[update from spring 2025: I’m incredibly excited to share that I have now signed with my amazing literary agent Mark Falkin and the book is currently on submission to publishing houses!]
I started writing The First Hotel On The Moon, my science fiction novel, in a blind frenzy of adrenaline two years ago.
I was getting ready to graduate from college. My final season of mock trial had just ended, meaning that I was no longer spending long nights practicing lawyer cosplay. I’d submitted my honors project. Classes were nearly over. But I didn’t know how to stop running, and I didn’t know how to turn off the adrenaline. I dove into the first draft with the panic and energy of someone being hunted. For three months, I wrote with sheer desperation, and at the end of those three months, I had a terrible first draft.
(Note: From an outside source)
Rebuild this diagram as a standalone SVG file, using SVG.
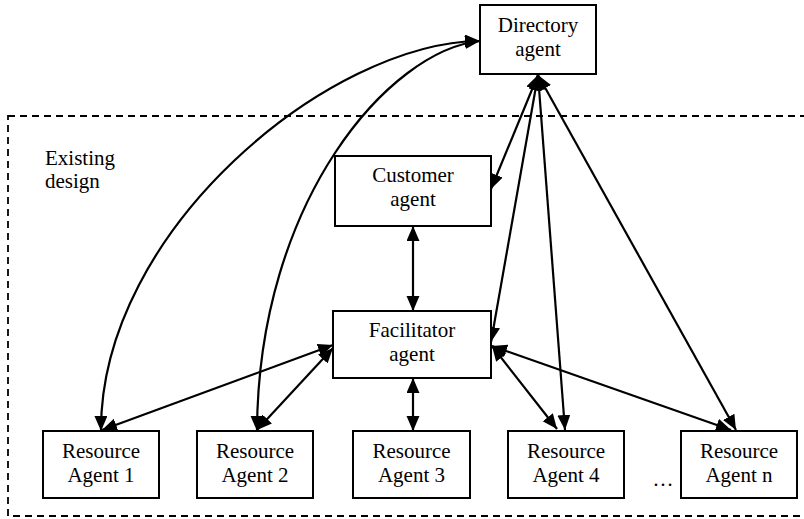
<svg xmlns="http://www.w3.org/2000/svg" width="804" height="519" viewBox="0 0 804 519">
  <style>
    .box { fill: #ffffff; stroke: #000000; stroke-width: 2; }
    text { font-family: 'Liberation Serif', 'DejaVu Serif', 'Times New Roman', serif; font-size: 21px; fill: #000000; }
    .label { text-anchor: middle; }
    .link { fill: none; stroke: #000000; stroke-width: 2.2; marker-start: url(#arrow); marker-end: url(#arrow); }
    .boundary { fill: none; stroke: #000000; stroke-width: 1.8; stroke-dasharray: 7 5; }
  </style>
  <defs>
    <marker id="arrow" markerUnits="userSpaceOnUse" markerWidth="16" markerHeight="14" refX="15" refY="6.5" orient="auto-start-reverse">
      <path d="M0,0 L15,6.5 L0,13 Z" fill="#000000"/>
    </marker>
  </defs>

  <rect width="804" height="519" fill="#ffffff"/>

  <!-- boundary of the existing system -->
  <g id="existing-design">
    <rect class="boundary" x="8" y="116" width="820" height="400"/>
    <text x="45" y="165" font-family="Liberation Serif, serif">Existing</text>
    <text x="45" y="188" font-family="Liberation Serif, serif">design</text>
  </g>

  <!-- connectors -->
  <g id="connectors">
    <path class="link" d="M480,41 C330,42 100,230 101,431"/>
    <path class="link" d="M480,41 C390,50 258,200 257,431"/>
    <line class="link" x1="413" y1="226" x2="413" y2="311"/>
    <line class="link" x1="413" y1="378" x2="413" y2="431"/>
    <line class="link" x1="538" y1="75" x2="491" y2="189"/>
    <line class="link" x1="538" y1="75" x2="491" y2="342"/>
    <line class="link" x1="538" y1="75" x2="565" y2="430"/>
    <line class="link" x1="538" y1="75" x2="736" y2="430"/>
    <line class="link" x1="333" y1="345" x2="102" y2="430"/>
    <line class="link" x1="333" y1="348" x2="257" y2="430"/>
    <line class="link" x1="492" y1="346" x2="557" y2="429"/>
    <line class="link" x1="492" y1="346" x2="731" y2="430"/>
  </g>

  <g id="directory-agent">
    <rect class="box" x="480" y="5" width="116" height="69"/>
    <text class="label" x="538" y="32">Directory</text>
    <text class="label" x="538" y="56">agent</text>
  </g>

  <g id="customer-agent">
    <rect class="box" x="335" y="156" width="156" height="70"/>
    <text class="label" x="413" y="182">Customer</text>
    <text class="label" x="413" y="206">agent</text>
  </g>

  <g id="facilitator-agent">
    <rect class="box" x="333" y="311" width="158" height="67"/>
    <text class="label" x="412" y="337">Facilitator</text>
    <text class="label" x="412" y="361">agent</text>
  </g>

  <g id="resource-agent-1">
    <rect class="box" x="43" y="431" width="116" height="67"/>
    <text class="label" x="101" y="458">Resource</text>
    <text class="label" x="101" y="482">Agent 1</text>
  </g>

  <g id="resource-agent-2">
    <rect class="box" x="197" y="431" width="116" height="67"/>
    <text class="label" x="255" y="458">Resource</text>
    <text class="label" x="255" y="482">Agent 2</text>
  </g>

  <g id="resource-agent-3">
    <rect class="box" x="353" y="431" width="117" height="67"/>
    <text class="label" x="411.5" y="458">Resource</text>
    <text class="label" x="411.5" y="482">Agent 3</text>
  </g>

  <g id="resource-agent-4">
    <rect class="box" x="508" y="431" width="116" height="67"/>
    <text class="label" x="566" y="458">Resource</text>
    <text class="label" x="566" y="482">Agent 4</text>
  </g>

  <text class="label" x="663" y="486">…</text>

  <g id="resource-agent-n">
    <rect class="box" x="681" y="431" width="116" height="67"/>
    <text class="label" x="739" y="458">Resource</text>
    <text class="label" x="739" y="482">Agent n</text>
  </g>
</svg>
When I look back, I did have my setting. I had the Hotel in my fingers. I had this glorious glitter-dark entity, and the atmosphere of intrigue and luxury that it inspired.
And it was empty, because I did not yet have my story.
I mean, I had a story. Things happened. I had characters, and they had each other, but there was nothing that was real and exciting. I didn’t even care about them. That’s how you know it was bad.
To make matters worse, in June 2022, the same month I graduated, I took on a full-time role with a startup that demanded very long hours. I don’t remember most of that summer. I remember sitting in front of the weak air conditioning unit in the old apartment on Grove Street in Evanston, working at an overheated laptop. The cool, comfortable world I’d built on the moon started to fade. I have always been a perfectionist, and I’d created something so riddled with holes and mistakes and weak bits of writing that it was almost painful to consider it mine. So I laughed about it to my friends, calling it this evil little thing I’d written. I refused to show anyone.
But in the winter of that year, when Chicago grew colder, I went up to the Hotel again, and Draft 2 began to take shape.
I began to understand the story and characters that this world needed. Slowly, agonizingly slowly, I began to edit it into genuine existence. Over the entire year of 2023, I began to pull the corners of this strange world together. I began to explore the Hotel, and what it meant for these characters to be there.
Honestly, I think that second draft was mostly terrible, too. But it had some heat, as John Bresland would say. It was starting to rear its head, here and there, with sections of meaning. It was ugly, but it was beginning to matter to me.
And finally, this past winter, in Draft 3, I found the story that the Hotel needed. Finally, as science fiction is supposed to, it began to mean more than the story and its characters.
I think we’re almost done here.
The past few months have changed the way that I think about writing. Eric has helped a lot with that, too. I can’t think of it as an art right now, but as a routine, and as a vital part of my life. I know now that this is the work I care most about. That realization is as frightening as it is freeing.
I’ll be back with more news and more haunted little short stories soon. The fact that you’re reading this means the world to me.
But for now, I want to be the first to welcome you all upstairs, and to let you know that the Hotel is almost ready for guests.